Dla Dežmana będzie to debiut w imprezie najwyższej rangi. 22-letni Słoweniec w sobotnim konkursie w Titisee-Neustadt, zajmując trzynaste miejsce, osiągnął swój drugi najlepszy wynik - po jedenastej lokacie w Bischofshofen - w tym sezonie. Był również mocnym punktem słoweńskiej drużyny w konkursach drużynowych - w tym w zakończonym wielkim triumfem podopiecznych Gorana Janusa w ubiegłym tygodniu w Willingen.

Niedzielny konkurs w Titisee-Neustadt nie należał do udanych dla słoweńskiej ekipy. Najwyżej sklasyfikowany z podopiecznych Gorana Janusa - Peter Prevc - zajął dopiero siódmą lokatę. Poza nim punktowali jedynie Matjaž Pungertar i Jernej Damjan.

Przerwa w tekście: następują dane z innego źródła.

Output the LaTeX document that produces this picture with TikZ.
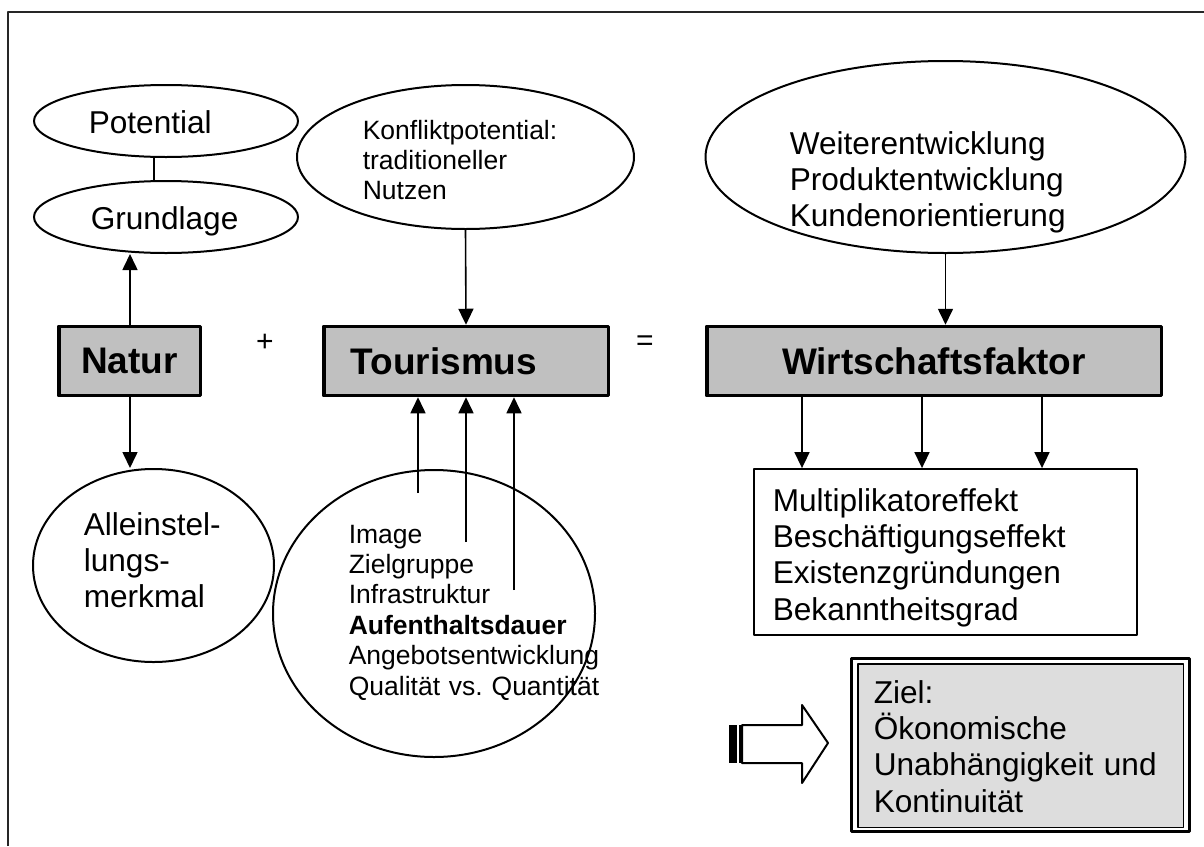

- W pierwszym skoku popełniłem spory błąd, z powodu którego nie walczyłem o najwyższe lokaty. W drugiej serii skok był dużo lepszy - w rzeczywistości najlepszy, jaki oddałem w Titisee-Neustadt. Z ostatecznego wyniku tego konkursu nie jestem w pełni zadowolony - przyznał Prevc.

- Dzisiejszy konkurs był nieprzewidywalny, warunki na skoczni szybko się zmieniały, dlatego gratulacje dla Petra za wspaniały skok. Szkoda, że w ostatniej fazie lotu nie miał żadnej pomocy wiatru, bo wtedy poleciałby dalej - ocenił Janus.